### [What is asked]
Print, exactly as they stand, the lines from the start of the listing to the line containing "ys_bot = alt.Scale(domain=[2.35, 8.3], nice=False, zero=False)", inclusive.

### [Recorded information]
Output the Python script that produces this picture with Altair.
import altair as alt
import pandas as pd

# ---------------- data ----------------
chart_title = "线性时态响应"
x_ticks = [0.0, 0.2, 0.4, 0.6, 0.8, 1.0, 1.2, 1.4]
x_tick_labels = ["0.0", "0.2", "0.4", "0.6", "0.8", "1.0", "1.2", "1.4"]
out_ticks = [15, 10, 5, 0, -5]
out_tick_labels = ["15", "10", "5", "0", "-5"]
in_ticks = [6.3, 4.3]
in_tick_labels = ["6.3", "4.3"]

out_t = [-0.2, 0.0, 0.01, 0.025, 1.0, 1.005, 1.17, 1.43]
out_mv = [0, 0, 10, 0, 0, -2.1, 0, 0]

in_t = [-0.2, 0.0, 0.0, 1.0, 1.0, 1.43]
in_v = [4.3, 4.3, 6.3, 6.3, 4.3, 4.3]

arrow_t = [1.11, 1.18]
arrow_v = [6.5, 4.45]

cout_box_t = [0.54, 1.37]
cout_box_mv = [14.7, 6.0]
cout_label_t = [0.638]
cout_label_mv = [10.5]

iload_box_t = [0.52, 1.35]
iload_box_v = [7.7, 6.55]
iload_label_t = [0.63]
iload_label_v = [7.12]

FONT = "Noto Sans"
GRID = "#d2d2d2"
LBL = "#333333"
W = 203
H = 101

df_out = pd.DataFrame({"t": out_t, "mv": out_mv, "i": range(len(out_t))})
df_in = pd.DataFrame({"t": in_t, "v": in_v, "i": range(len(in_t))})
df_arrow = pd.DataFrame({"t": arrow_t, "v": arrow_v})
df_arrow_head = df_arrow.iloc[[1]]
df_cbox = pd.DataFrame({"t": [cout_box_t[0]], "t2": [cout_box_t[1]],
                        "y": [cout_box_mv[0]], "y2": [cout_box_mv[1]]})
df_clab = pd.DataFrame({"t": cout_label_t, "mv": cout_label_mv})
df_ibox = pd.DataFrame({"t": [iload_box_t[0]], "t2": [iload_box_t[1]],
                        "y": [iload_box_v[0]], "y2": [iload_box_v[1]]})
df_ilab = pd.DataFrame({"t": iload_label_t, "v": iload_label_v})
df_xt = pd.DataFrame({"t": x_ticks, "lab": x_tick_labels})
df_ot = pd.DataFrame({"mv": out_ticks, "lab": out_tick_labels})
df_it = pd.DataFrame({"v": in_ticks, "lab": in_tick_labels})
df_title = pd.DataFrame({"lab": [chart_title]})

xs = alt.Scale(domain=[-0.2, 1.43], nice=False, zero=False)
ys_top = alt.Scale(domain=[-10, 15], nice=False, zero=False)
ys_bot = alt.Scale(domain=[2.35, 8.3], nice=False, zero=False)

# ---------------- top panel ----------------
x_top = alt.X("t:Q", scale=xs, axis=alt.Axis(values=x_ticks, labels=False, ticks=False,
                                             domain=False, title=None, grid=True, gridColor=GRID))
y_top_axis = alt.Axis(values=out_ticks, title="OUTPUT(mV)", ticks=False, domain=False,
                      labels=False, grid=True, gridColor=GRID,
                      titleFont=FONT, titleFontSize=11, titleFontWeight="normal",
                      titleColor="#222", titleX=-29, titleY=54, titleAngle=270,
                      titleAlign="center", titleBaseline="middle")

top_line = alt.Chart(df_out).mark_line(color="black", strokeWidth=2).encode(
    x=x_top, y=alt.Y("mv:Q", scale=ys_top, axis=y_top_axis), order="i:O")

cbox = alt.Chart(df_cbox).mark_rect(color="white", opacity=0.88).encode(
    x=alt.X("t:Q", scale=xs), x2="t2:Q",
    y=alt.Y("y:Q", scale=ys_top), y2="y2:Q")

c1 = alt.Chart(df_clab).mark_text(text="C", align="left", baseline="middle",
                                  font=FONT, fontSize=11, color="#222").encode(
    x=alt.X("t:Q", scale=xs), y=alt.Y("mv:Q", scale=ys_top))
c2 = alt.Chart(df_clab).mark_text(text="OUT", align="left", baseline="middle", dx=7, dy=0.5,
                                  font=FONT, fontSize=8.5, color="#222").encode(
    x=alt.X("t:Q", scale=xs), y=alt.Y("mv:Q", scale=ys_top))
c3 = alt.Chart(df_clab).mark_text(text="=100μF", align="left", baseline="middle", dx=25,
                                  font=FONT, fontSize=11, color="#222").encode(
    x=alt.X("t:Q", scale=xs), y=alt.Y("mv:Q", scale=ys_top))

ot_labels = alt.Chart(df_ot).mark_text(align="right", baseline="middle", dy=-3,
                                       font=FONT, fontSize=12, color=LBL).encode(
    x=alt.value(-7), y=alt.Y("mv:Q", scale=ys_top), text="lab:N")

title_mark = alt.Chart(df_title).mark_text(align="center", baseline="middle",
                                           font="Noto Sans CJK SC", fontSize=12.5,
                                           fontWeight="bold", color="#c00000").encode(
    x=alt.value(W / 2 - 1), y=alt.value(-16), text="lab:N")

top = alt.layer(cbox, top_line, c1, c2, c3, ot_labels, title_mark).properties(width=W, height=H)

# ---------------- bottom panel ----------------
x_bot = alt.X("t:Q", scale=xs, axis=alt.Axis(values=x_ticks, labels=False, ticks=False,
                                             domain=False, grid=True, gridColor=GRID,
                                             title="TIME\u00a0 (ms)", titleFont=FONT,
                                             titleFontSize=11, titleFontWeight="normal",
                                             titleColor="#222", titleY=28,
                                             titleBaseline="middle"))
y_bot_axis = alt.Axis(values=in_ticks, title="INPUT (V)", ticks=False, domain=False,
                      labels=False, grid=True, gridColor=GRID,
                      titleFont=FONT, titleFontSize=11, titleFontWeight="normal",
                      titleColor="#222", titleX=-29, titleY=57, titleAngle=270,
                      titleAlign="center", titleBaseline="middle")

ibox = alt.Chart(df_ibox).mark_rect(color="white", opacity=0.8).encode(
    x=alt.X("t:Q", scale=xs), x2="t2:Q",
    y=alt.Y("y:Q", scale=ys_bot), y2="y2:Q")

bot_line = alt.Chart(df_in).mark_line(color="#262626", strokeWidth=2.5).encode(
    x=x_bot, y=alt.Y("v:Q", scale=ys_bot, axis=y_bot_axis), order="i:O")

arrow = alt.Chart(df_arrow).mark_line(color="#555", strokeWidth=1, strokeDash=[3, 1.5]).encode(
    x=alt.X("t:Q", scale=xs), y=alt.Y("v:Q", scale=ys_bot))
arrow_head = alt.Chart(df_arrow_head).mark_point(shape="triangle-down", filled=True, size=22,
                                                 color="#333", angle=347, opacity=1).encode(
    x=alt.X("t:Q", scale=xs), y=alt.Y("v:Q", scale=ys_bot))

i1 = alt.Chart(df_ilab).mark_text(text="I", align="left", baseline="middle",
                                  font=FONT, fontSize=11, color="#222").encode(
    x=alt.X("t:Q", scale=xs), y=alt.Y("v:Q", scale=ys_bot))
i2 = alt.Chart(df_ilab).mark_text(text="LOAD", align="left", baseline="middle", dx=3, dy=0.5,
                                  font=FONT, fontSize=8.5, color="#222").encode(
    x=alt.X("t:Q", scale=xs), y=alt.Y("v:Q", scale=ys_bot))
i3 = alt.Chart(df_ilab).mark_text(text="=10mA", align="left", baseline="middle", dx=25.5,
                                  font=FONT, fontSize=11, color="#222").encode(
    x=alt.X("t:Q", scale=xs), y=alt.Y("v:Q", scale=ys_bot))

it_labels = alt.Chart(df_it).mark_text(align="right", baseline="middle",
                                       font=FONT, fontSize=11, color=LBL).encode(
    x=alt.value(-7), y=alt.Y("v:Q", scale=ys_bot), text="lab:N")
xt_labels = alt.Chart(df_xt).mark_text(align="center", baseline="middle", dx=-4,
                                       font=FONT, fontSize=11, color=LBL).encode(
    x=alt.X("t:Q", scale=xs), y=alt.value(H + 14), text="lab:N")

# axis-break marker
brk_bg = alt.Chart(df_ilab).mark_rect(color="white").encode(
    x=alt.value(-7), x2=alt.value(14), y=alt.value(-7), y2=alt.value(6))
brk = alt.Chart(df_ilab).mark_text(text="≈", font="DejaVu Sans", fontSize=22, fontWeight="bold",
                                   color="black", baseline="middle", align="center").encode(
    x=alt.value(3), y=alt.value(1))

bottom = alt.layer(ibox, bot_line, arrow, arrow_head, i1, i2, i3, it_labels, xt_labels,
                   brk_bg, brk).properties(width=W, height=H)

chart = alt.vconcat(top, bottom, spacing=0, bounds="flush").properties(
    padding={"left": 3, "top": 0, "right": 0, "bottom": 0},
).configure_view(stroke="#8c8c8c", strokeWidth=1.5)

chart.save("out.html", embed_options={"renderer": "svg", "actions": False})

### [The reply]
Output the Python script that produces this picture with Altair.
import altair as alt
import pandas as pd

# ---------------- data ----------------
chart_title = "线性时态响应"
x_ticks = [0.0, 0.2, 0.4, 0.6, 0.8, 1.0, 1.2, 1.4]
x_tick_labels = ["0.0", "0.2", "0.4", "0.6", "0.8", "1.0", "1.2", "1.4"]
out_ticks = [15, 10, 5, 0, -5]
out_tick_labels = ["15", "10", "5", "0", "-5"]
in_ticks = [6.3, 4.3]
in_tick_labels = ["6.3", "4.3"]

out_t = [-0.2, 0.0, 0.01, 0.025, 1.0, 1.005, 1.17, 1.43]
out_mv = [0, 0, 10, 0, 0, -2.1, 0, 0]

in_t = [-0.2, 0.0, 0.0, 1.0, 1.0, 1.43]
in_v = [4.3, 4.3, 6.3, 6.3, 4.3, 4.3]

arrow_t = [1.11, 1.18]
arrow_v = [6.5, 4.45]

cout_box_t = [0.54, 1.37]
cout_box_mv = [14.7, 6.0]
cout_label_t = [0.638]
cout_label_mv = [10.5]

iload_box_t = [0.52, 1.35]
iload_box_v = [7.7, 6.55]
iload_label_t = [0.63]
iload_label_v = [7.12]

FONT = "Noto Sans"
GRID = "#d2d2d2"
LBL = "#333333"
W = 203
H = 101

df_out = pd.DataFrame({"t": out_t, "mv": out_mv, "i": range(len(out_t))})
df_in = pd.DataFrame({"t": in_t, "v": in_v, "i": range(len(in_t))})
df_arrow = pd.DataFrame({"t": arrow_t, "v": arrow_v})
df_arrow_head = df_arrow.iloc[[1]]
df_cbox = pd.DataFrame({"t": [cout_box_t[0]], "t2": [cout_box_t[1]],
                        "y": [cout_box_mv[0]], "y2": [cout_box_mv[1]]})
df_clab = pd.DataFrame({"t": cout_label_t, "mv": cout_label_mv})
df_ibox = pd.DataFrame({"t": [iload_box_t[0]], "t2": [iload_box_t[1]],
                        "y": [iload_box_v[0]], "y2": [iload_box_v[1]]})
df_ilab = pd.DataFrame({"t": iload_label_t, "v": iload_label_v})
df_xt = pd.DataFrame({"t": x_ticks, "lab": x_tick_labels})
df_ot = pd.DataFrame({"mv": out_ticks, "lab": out_tick_labels})
df_it = pd.DataFrame({"v": in_ticks, "lab": in_tick_labels})
df_title = pd.DataFrame({"lab": [chart_title]})

xs = alt.Scale(domain=[-0.2, 1.43], nice=False, zero=False)
ys_top = alt.Scale(domain=[-10, 15], nice=False, zero=False)
ys_bot = alt.Scale(domain=[2.35, 8.3], nice=False, zero=False)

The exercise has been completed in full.